On Tuesday I had a CT scan. It was not like a normal scan when you've just had chemo. Instead of hoping to not see any tumour activity after a long bout of poisoning, we actually WANT this. Which is a bizzare state of affairs by any reckoning. You see my lungs look like a Mr Messy cartoon at the moment. It's been very hard to see between the scar tissue of two major operations and any other nodules which might be hiding the disease. It's the world's shittiest game of needle in a haystack. Previous scans and MRI's have (thankfully) shown no signs of spreading. It's just we starting with something so massive in my lungs and heart that eliminating all the detritus afterwards is like picking up litter after the end of Glastonbury. Hence while we still are at it over three years later. The damn thing is coming from somewhere as my tumour markers denote, so this scan is to try and pinpoint where so my surgical team have a chance at removing the right bit next year. It's always good to have a clear plan with surgeons, as they are cold eyed cutting machines with a dislike of uncertainty.
So this is a weird week of scanxiety. Thinking good news next Tuesday would be what every other cancer patient dreads. To be honest this is a weird week anyway. It's the start of advent today. People putting up trees and sending Christmas cards with those excruciating achievement round ups of the year. What would I put? My thoughts at the start of the year would be that this would be a post cancer blog by now. Rebuilding my life, starting new projects and generally not being ill.
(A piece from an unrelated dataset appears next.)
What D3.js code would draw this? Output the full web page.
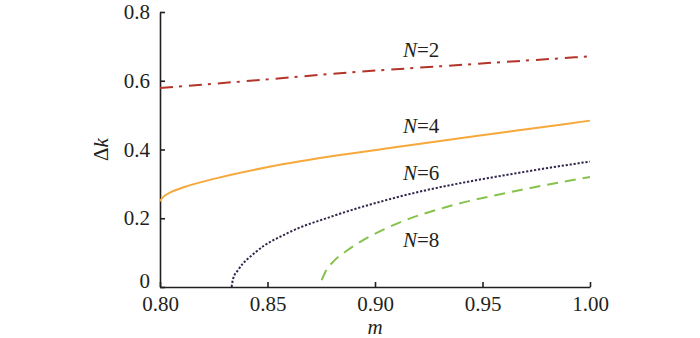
<!DOCTYPE html>
<html>
<head>
<meta charset="utf-8">
<script src="https://cdn.jsdelivr.net/npm/d3@7"></script>
<style>
  body { margin: 0; background: #fff; }
  svg text { font-family: "Liberation Serif", "DejaVu Serif", serif; fill: #231f20; }
</style>
</head>
<body>
<div id="chart"></div>
<script>
// ticks
const xTicks = [0.80, 0.85, 0.90, 0.95, 1.00];
const yTicks = [0, 0.2, 0.4, 0.6, 0.8];

// series (m, dk)
const n2 = [[0.800, 0.579], [0.850, 0.604], [0.888, 0.624], [0.930, 0.642], [0.966, 0.657], [1.000, 0.671]];
const n4 = [[0.800, 0.250], [0.8015, 0.262], [0.805, 0.276], [0.811, 0.290], [0.826, 0.316], [0.857, 0.357], [0.911, 0.408], [0.966, 0.455], [1.000, 0.484]];
const n6 = [[0.8333, 0.000], [0.8340, 0.024], [0.8364, 0.050], [0.8442, 0.100], [0.8597, 0.158], [0.8798, 0.205], [0.9108, 0.262], [0.9705, 0.336], [1.000, 0.365]];
const n8 = [[0.8752, 0.020], [0.8770, 0.045], [0.8806, 0.074], [0.8870, 0.106], [0.8961, 0.142], [0.9116, 0.188], [0.934, 0.234], [0.966, 0.280], [1.000, 0.320]];

const series = [
    {name: "2", data: n2, color: "#b3342a", dash: "13,6,3,7", lx: 0.913, ly: 0.668},
    {name: "4", data: n4, color: "#f6a83a", dash: null, lx: 0.913, ly: 0.448},
    {name: "6", data: n6, color: "#33264a", dash: "2.2,1.8", lx: 0.913, ly: 0.311},
    {name: "8", data: n8, color: "#86c24c", dash: "11,7", lx: 0.913, ly: 0.117}
];

const margin = {top: 12, right: 110, bottom: 51, left: 160};
const width = 700 - margin.left - margin.right;
const height = 338 - margin.top - margin.bottom;

const svg = d3.select("#chart")
    .append("svg")
        .attr("width", 700)
        .attr("height", 338)
    .append("g")
        .attr("transform", `translate(${margin.left}, ${margin.top})`);

const x = d3.scaleLinear().domain([0.8, 1.0]).range([0, width]);
const y = d3.scaleLinear().domain([0, 0.8]).range([height, 0]);

// eixos
const xAxis = svg.append("g")
    .attr("transform", `translate(0, ${height})`)
    .call(d3.axisBottom(x).tickValues(xTicks).tickFormat(d3.format(".2f")).tickSizeInner(-5).tickSizeOuter(0).tickPadding(9));

const yAxis = svg.append("g")
    .call(d3.axisLeft(y).tickValues(yTicks).tickFormat(d => d === 0 ? "0" : d3.format(".1f")(d)).tickSizeInner(-5).tickSizeOuter(0).tickPadding(10));

[xAxis, yAxis].forEach(a => {
    a.attr("font-family", null).attr("font-size", null);
    a.select(".domain").attr("stroke", "#231f20").attr("stroke-width", 1.6);
    a.selectAll(".tick line").attr("stroke", "#231f20").attr("stroke-width", 1.6);
    a.selectAll("text").style("font-size", "21px").attr("fill", "#231f20");
});

// el "0" una mica amunt
yAxis.selectAll(".tick text").filter(d => d === 0).attr("y", -6);

// corbes
const line = d3.line()
    .x(d => x(d[0]))
    .y(d => y(d[1]))
    .curve(d3.curveMonotoneX);

series.forEach(s => {
    svg.append("path")
        .datum(s.data)
        .attr("fill", "none")
        .attr("stroke", s.color)
        .attr("stroke-width", 2)
        .attr("stroke-dasharray", s.dash)
        .attr("d", line);

    const t = svg.append("text")
        .attr("x", x(s.lx))
        .attr("y", y(s.ly))
        .style("font-size", "21px");
    t.append("tspan").style("font-style", "italic").text("N");
    t.append("tspan").text("=" + s.name);
});

// titols eixos
svg.append("text")
    .attr("x", width / 2)
    .attr("y", height + 47)
    .attr("text-anchor", "middle")
    .style("font-size", "21px")
    .style("font-style", "italic")
    .text("m");

const yl = svg.append("text")
    .attr("transform", `translate(-52, ${height / 2}) rotate(-90)`)
    .attr("text-anchor", "middle")
    .style("font-size", "21px");
yl.append("tspan").text("Δ");
yl.append("tspan").style("font-style", "italic").text("k");
</script>
</body>
</html>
Maybe even writing a dating blog like Dolly Alderton's old Sunday Times column and Justin Myers The Guyliner I haven't seen that experience written about much. All the friends with partners I've met with cancer have been with them before diagnosis. I could be making incisive commentary about dating post illness and waspish takes on bar decor, but instead I've got this.
In the meantime I am going to try and be Christmassy even though I'm not really feeling it this year. I'm going to go out as much as possible and see as many friends and family in the next month as my liver will cope with (I don't drink much these days so I'm a very cheap date).
I know this isn't the end, not by a long stretch. I've managed to survive this year though, and whatever happens on Tuesday that's something to celebrate.